The Concept of Causation and Scientific Explanation of Sixteenth- and Seventeenth-Century Natural Philosophers.

Period 01-10-2002 to 30-09-2006
Type Predoctoral Fellowship
Promotor(s) Prof. Dr. Erik Weber
Fellow Steffen Ducheyne
Funding agency Research Foundation - Flanders (FWO)

This project aims at correcting and completing the standard view of the implicit and explicit beliefs on causality and explanation of natural philosophers, often anachronistically referred to as ‘scientists’ (here: from late sixteenth-century until early eighteenth-century). The chosen line of approach will be the contemporary theories on causation and scientific explanation. In order to perform this (re-)evaluation in-depth the project will focus on three important natural philosophers active in the domain of physics and/or astronomy: (1) Galileo Galilei (1664-1642), (2) Johannes Kepler (1571-1630) and (3) Isaac Newton (1642-1727).
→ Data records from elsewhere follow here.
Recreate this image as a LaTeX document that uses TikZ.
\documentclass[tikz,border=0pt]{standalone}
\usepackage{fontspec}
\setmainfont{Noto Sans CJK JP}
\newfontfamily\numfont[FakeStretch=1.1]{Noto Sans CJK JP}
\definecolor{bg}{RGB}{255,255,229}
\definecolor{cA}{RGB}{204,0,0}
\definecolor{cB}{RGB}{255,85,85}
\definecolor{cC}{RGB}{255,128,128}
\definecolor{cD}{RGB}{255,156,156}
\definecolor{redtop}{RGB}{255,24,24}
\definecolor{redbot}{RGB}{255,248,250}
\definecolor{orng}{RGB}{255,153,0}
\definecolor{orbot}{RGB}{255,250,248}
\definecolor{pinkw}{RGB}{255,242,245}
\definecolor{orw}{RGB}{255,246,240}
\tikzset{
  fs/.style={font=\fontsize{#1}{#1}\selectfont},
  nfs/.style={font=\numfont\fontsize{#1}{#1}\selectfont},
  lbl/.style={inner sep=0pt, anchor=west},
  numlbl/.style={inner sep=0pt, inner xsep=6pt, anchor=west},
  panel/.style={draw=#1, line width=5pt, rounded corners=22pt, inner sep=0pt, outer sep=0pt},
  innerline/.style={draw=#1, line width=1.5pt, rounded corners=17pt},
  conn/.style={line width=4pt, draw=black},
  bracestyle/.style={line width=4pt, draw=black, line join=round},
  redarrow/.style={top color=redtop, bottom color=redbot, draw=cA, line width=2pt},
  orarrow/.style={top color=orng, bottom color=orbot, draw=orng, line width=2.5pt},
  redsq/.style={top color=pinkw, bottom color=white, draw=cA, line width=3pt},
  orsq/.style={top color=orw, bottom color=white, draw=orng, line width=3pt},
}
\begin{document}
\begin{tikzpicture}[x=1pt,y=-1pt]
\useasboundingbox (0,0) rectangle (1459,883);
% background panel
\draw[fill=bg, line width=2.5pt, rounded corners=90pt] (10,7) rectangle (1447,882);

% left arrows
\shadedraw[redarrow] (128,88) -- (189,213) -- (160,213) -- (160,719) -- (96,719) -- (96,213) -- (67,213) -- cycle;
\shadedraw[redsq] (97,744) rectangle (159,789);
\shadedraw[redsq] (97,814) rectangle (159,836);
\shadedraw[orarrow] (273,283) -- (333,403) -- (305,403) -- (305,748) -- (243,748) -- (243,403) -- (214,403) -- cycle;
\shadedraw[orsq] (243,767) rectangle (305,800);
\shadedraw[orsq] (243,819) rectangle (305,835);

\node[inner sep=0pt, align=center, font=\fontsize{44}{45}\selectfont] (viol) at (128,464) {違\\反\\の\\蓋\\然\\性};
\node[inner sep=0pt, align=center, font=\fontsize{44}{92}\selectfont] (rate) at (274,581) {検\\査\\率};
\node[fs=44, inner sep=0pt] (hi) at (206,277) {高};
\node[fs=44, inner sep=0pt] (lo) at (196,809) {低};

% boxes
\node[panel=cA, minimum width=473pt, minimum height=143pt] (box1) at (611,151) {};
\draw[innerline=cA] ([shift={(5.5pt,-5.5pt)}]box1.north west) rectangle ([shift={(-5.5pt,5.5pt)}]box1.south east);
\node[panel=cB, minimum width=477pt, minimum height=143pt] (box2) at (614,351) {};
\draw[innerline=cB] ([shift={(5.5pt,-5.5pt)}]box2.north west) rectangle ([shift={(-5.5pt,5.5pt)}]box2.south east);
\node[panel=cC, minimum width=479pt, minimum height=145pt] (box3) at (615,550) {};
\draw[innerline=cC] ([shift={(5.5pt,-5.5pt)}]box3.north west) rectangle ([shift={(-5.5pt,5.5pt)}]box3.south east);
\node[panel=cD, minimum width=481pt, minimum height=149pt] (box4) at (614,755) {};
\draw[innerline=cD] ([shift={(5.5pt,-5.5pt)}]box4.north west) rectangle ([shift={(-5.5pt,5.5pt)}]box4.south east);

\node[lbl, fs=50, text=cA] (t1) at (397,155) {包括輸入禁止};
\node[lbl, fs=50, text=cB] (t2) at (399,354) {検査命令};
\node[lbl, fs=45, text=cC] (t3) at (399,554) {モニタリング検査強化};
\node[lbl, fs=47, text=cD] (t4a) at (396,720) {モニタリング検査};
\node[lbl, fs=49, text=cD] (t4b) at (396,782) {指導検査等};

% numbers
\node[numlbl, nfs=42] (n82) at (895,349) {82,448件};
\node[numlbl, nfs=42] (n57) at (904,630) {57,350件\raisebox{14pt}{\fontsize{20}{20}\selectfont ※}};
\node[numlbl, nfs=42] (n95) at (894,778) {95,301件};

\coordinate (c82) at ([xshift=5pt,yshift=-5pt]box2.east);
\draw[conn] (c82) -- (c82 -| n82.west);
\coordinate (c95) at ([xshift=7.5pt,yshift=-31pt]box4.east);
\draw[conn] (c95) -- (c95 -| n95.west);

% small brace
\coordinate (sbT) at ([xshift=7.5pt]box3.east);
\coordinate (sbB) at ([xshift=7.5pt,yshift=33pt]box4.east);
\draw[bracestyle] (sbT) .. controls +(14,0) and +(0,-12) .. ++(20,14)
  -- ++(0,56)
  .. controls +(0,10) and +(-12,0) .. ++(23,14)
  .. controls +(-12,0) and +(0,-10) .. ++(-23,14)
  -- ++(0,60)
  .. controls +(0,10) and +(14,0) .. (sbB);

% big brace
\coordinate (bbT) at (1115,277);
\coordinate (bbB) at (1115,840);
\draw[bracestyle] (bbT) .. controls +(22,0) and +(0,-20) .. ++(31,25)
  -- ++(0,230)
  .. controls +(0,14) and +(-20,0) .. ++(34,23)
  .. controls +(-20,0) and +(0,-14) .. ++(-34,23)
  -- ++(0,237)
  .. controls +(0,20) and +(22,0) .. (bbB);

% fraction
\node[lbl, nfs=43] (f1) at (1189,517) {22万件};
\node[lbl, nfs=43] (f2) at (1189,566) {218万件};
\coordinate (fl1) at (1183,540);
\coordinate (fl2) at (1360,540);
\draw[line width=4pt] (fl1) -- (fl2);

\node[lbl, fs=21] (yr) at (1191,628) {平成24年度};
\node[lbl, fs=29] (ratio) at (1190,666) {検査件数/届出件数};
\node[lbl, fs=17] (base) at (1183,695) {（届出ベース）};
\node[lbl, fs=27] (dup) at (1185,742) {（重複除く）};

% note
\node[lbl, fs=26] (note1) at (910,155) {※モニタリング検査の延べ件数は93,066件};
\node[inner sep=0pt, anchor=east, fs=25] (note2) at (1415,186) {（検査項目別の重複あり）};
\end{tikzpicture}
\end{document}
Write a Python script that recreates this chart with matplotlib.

With regard to the correction of the standard view, the following questions will be dealt with: questions concerning the ‘mechanistic’ and ‘proto-positivistic’ character of causality and explanation, the disappearance of causae finales (and the primacy of causae efficientes), …etc. As far as completing the standard view is concerned, innumerable questions/problems - which are obvious from the chosen perspective, but received little attention – will be tackled (e.g., the role of unification versus causal explanation).